- The paper critically re-interprets Binarized Neural Network (BNN) training, challenging the traditional view of latent weights and proposing an inertia-focused perspective.
- Based on this view, the authors introduce Bop, the first BNN optimizer designed without latent weights, using exponential moving averages of gradients and thresholds for weight flips.
- Empirical evaluation shows Bop achieves competitive accuracy on CIFAR-10 and ImageNet across various BNN architectures, validating its effectiveness and conceptual clarity.
Overview of "Latent Weights Do Not Exist: Rethinking Binarized Neural Network Optimization"
This paper presents a critical examination and re-interpretation of the optimization methodologies employed in Binarized Neural Networks (BNNs). It challenges the traditional paradigm of using real-valued "latent weights" during the training of BNNs, suggesting a shift in perspective that prioritizes the role of inertia over the common approximation view. BNNs, where both weights and activations are limited to {-1, +1}, offer substantial reductions in computation and memory usage, making them appealing for edge applications. However, training these networks efficiently remains a key challenge.
The authors claim that the latent weights conventionally utilized in BNN training do not function analogously to their counterparts in real-valued networks. Rather, they serve as inertia during training, maintaining stability by providing resistance against changes to the binary weights. This inertia-oriented perspective deviates from previous interpretations that viewed binary weights as approximations to latent weights.
Introduction of the Binary Optimizer (Bop)

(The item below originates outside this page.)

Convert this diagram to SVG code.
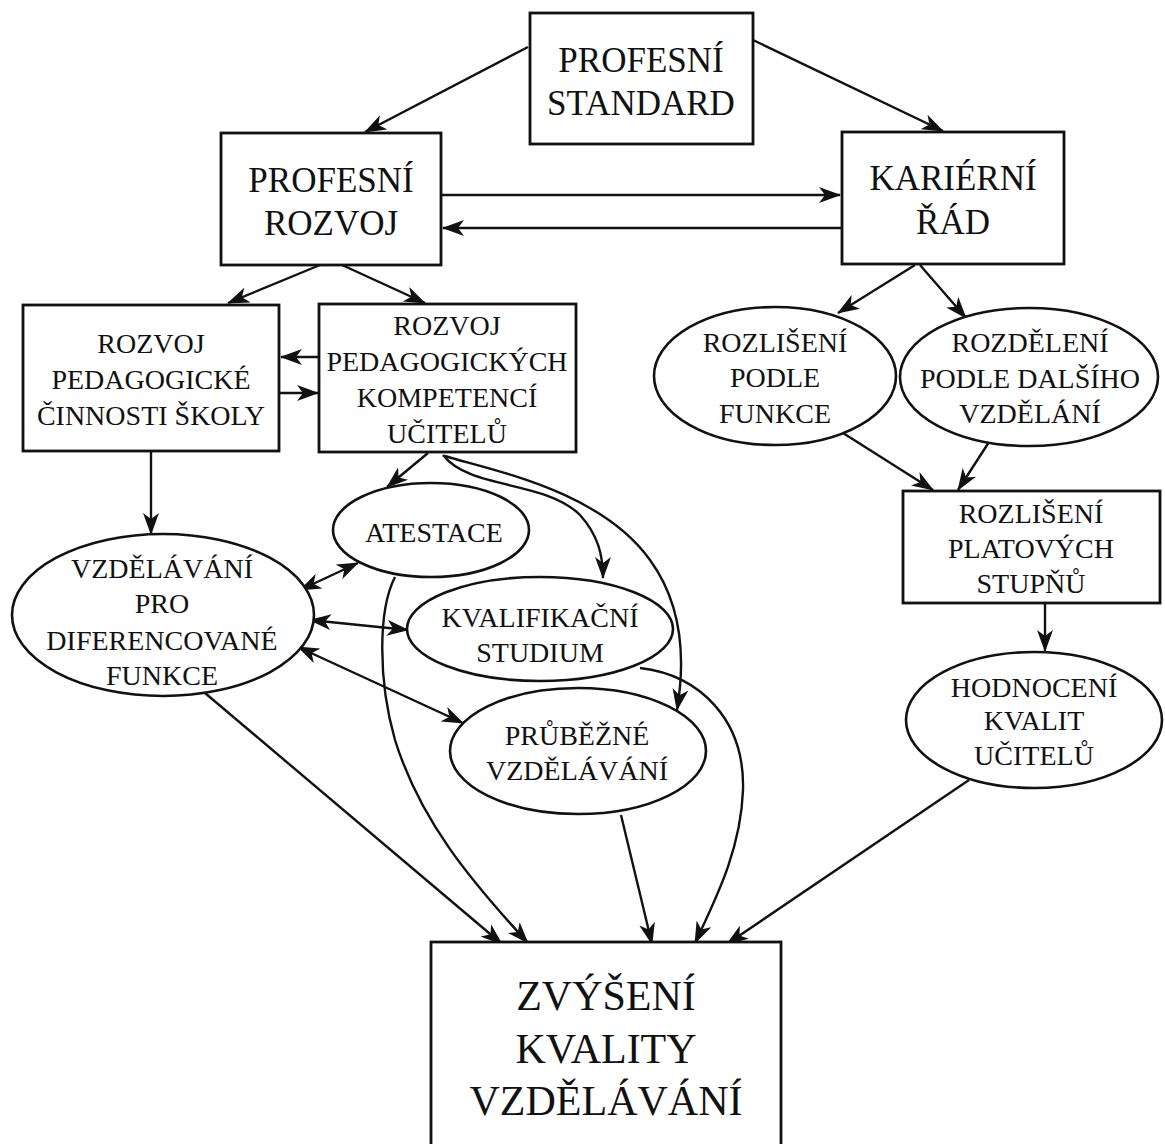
<svg xmlns="http://www.w3.org/2000/svg" width="1165" height="1144" viewBox="0 0 1165 1144">
<style>
  .box { fill: #fff; stroke: #111; stroke-width: 2.8; }
  .ell { fill: #fff; stroke: #111; stroke-width: 2.6; }
  .t { font-family: "Liberation Serif", "Times New Roman", serif; fill: #111; text-anchor: middle; }
  .big { font-size: 35px; }
  .mid { font-size: 28px; }
  .huge { font-size: 42px; }
  .edge { fill: none; stroke: #111; stroke-width: 2.4; marker-end: url(#ah); }
  .both { marker-start: url(#ah); }
</style>
<defs>
  <marker id="ah" viewBox="0 0 22 16" markerWidth="22" markerHeight="16" refX="21" refY="8" orient="auto-start-reverse" markerUnits="userSpaceOnUse">
    <path d="M0,0 L22,8 L0,16 L6,8 z" fill="#111"/>
  </marker>
</defs>
<rect width="1165" height="1144" fill="#fff"/>

<g id="connectors">
  <line class="edge" x1="528" y1="47" x2="365" y2="132"/>
  <line class="edge" x1="753" y1="40" x2="943" y2="131"/>
  <line class="edge" x1="441" y1="195" x2="840" y2="195"/>
  <line class="edge" x1="842" y1="228" x2="443" y2="228"/>
  <line class="edge" x1="320" y1="265" x2="228" y2="303"/>
  <line class="edge" x1="342" y1="265" x2="425" y2="303"/>
  <line class="edge" x1="319" y1="357" x2="281" y2="357"/>
  <line class="edge" x1="280" y1="393" x2="318" y2="393"/>
  <line class="edge" x1="151" y1="451" x2="151" y2="534"/>
  <line class="edge" x1="428" y1="453" x2="387" y2="487"/>
  <path class="edge" d="M443,455 C470,490 545,480 580,515 C598,535 603,555 603,578"/>
  <path class="edge" d="M445,456 C490,470 600,490 650,560 C690,615 682,680 677,710"/>
  <line class="edge both" x1="300" y1="590" x2="358" y2="563"/>
  <line class="edge both" x1="310" y1="620" x2="408" y2="630"/>
  <line class="edge both" x1="298" y1="647" x2="463" y2="723"/>
  <line class="edge" x1="205" y1="693" x2="502" y2="944"/>
  <path class="edge" d="M395,577 C378,610 378,680 395,740 C420,820 470,880 528,943"/>
  <line class="edge" x1="621" y1="815" x2="652" y2="944"/>
  <path class="edge" d="M640,668 C700,675 745,720 743,790 C741,850 715,900 695,943"/>
  <line class="edge" x1="969" y1="780" x2="727" y2="944"/>
  <line class="edge" x1="915" y1="265" x2="838" y2="313"/>
  <line class="edge" x1="920" y1="265" x2="966" y2="318"/>
  <line class="edge" x1="843" y1="433" x2="933" y2="490"/>
  <line class="edge" x1="989" y1="442" x2="958" y2="490"/>
  <line class="edge" x1="1045" y1="603" x2="1045" y2="651"/>
</g>

<g id="profesni-standard">
  <rect class="box" x="530" y="13" width="223" height="131"/>
  <text class="t big" x="641" y="72">PROFESNÍ</text>
  <text class="t big" x="641" y="115">STANDARD</text>
</g>
<g id="profesni-rozvoj">
  <rect class="box" x="221" y="133" width="220" height="132"/>
  <text class="t big" x="331" y="192">PROFESNÍ</text>
  <text class="t big" x="331" y="235">ROZVOJ</text>
</g>
<g id="karierni-rad">
  <rect class="box" x="842" y="132" width="222" height="132"/>
  <text class="t big" x="953" y="190">KARIÉRNÍ</text>
  <text class="t big" x="953" y="234">ŘÁD</text>
</g>
<g id="rozvoj-cinnosti">
  <rect class="box" x="23" y="305" width="256" height="146"/>
  <text class="t mid" x="151" y="353">ROZVOJ</text>
  <text class="t mid" x="151" y="389">PEDAGOGICKÉ</text>
  <text class="t mid" x="151" y="425">ČINNOSTI ŠKOLY</text>
</g>
<g id="rozvoj-kompetenci">
  <rect class="box" x="319" y="304" width="257" height="148"/>
  <text class="t mid" x="447" y="335">ROZVOJ</text>
  <text class="t mid" x="447" y="371">PEDAGOGICKÝCH</text>
  <text class="t mid" x="447" y="407">KOMPETENCÍ</text>
  <text class="t mid" x="447" y="443">UČITELŮ</text>
</g>
<g id="rozliseni-funkce">
  <ellipse class="ell" cx="775" cy="376" rx="121" ry="69"/>
  <text class="t mid" x="775" y="352">ROZLIŠENÍ</text>
  <text class="t mid" x="775" y="387">PODLE</text>
  <text class="t mid" x="775" y="423">FUNKCE</text>
</g>
<g id="rozdeleni-vzdelani">
  <ellipse class="ell" cx="1029" cy="377" rx="129" ry="69"/>
  <text class="t mid" x="1030" y="352">ROZDĚLENÍ</text>
  <text class="t mid" x="1030" y="388">PODLE DALŠÍHO</text>
  <text class="t mid" x="1030" y="423">VZDĚLÁNÍ</text>
</g>
<g id="platove-stupne">
  <rect class="box" x="903" y="491" width="257" height="112"/>
  <text class="t mid" x="1031" y="523">ROZLIŠENÍ</text>
  <text class="t mid" x="1031" y="558">PLATOVÝCH</text>
  <text class="t mid" x="1031" y="593">STUPŇŮ</text>
</g>
<g id="hodnoceni">
  <ellipse class="ell" cx="1034" cy="720" rx="128" ry="68"/>
  <text class="t mid" x="1034" y="697">HODNOCENÍ</text>
  <text class="t mid" x="1034" y="730">KVALIT</text>
  <text class="t mid" x="1034" y="765">UČITELŮ</text>
</g>
<g id="atestace">
  <ellipse class="ell" cx="431" cy="530" rx="98" ry="47"/>
  <text class="t mid" x="434" y="542">ATESTACE</text>
</g>
<g id="vzdelavani-funkce">
  <ellipse class="ell" cx="163" cy="615" rx="151" ry="81"/>
  <text class="t mid" x="162" y="578">VZDĚLÁVÁNÍ</text>
  <text class="t mid" x="162" y="613">PRO</text>
  <text class="t mid" x="162" y="650">DIFERENCOVANÉ</text>
  <text class="t mid" x="162" y="685">FUNKCE</text>
</g>
<g id="kvalifikacni-studium">
  <ellipse class="ell" cx="540" cy="629" rx="133" ry="52"/>
  <text class="t mid" x="540" y="627">KVALIFIKAČNÍ</text>
  <text class="t mid" x="540" y="662">STUDIUM</text>
</g>
<g id="prubezne-vzdelavani">
  <ellipse class="ell" cx="578" cy="751" rx="128" ry="63"/>
  <text class="t mid" x="577" y="745">PRŮBĚŽNÉ</text>
  <text class="t mid" x="577" y="780">VZDĚLÁVÁNÍ</text>
</g>
<g id="zvyseni-kvality">
  <rect class="box" x="431" y="942" width="350" height="230"/>
  <text class="t huge" x="606" y="1010">ZVÝŠENÍ</text>
  <text class="t huge" x="606" y="1063">KVALITY</text>
  <text class="t huge" x="606" y="1115">VZDĚLÁVÁNÍ</text>
</g>
</svg>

Using insights from this novel interpretation, the authors introduce "Bop," the first optimizer designed specifically for BNNs. Unlike traditional methods that rely heavily on gradient information encoded in latent weights, Bop operates without them, utilizing a direct mechanism to determine weight flips. The optimizer focuses on the consistency and strength of gradient signals to manipulate the inertia, thus reducing the noise typically associated with BNN training.
Bop is built around three central ideas: simplifying the optimization to focus solely on weight flips, relying on exponential moving averages of gradients to assess the consistency of updates, and employing a threshold to filter out weak signals. By doing so, Bop reduces the complexity seen in traditional training methods and instead offers parameters that have a clear connection to weight flipping—namely the adaptivity rate γ and the threshold τ.
Empirical Evaluation
The paper includes an extensive empirical evaluation of Bop. The authors validate their approach using CIFAR-10 and ImageNet datasets, achieving competitive results that either match or exceed the state-of-the-art accuracy for various BNN architectures such as BinaryNet, XNOR-Net, and BiReal-Net. For CIFAR-10, the combination of a decaying adaptivity rate and consistent threshold levels proves effective in maintaining stable optimization trajectories, evidenced by lower weight flip rates and improved accuracy. On ImageNet, Bop demonstrates its adaptability and robustness across diverse BNN models, further supporting the authors' claims about its efficacy and conceptual clarity.
Implications and Future Directions
The implications of stripping away latent weights suggest a wider array of strategies to improve BNN optimization beyond the goal of better approximating real-valued networks. This paradigm shift not only simplifies methodological complexity—reducing memory usage and hyperparameter tuning—but also paves the way for future research into optimization mechanics uniquely suited to BNNs. Potential avenues include the development of novel regularization techniques designed explicitly for binary domains or adaptive mechanisms that dynamically adjust parameters such as γ and τ.
The paper invites reconsideration of numerous BNN optimization practices, suggesting that improving performance may be less about mimicking real-valued paradigms and more about embracing binary-specific characteristics. Future research could explore adaptive schedules for Bop parameters to further refine binary optimization artefacts, potentially leading to improved generalization and efficiency in diverse applications.
Overall, this paper offers a thoughtful re-evaluation of BNN training strategies and provides a robust basis for continued advancement in this burgeoning field.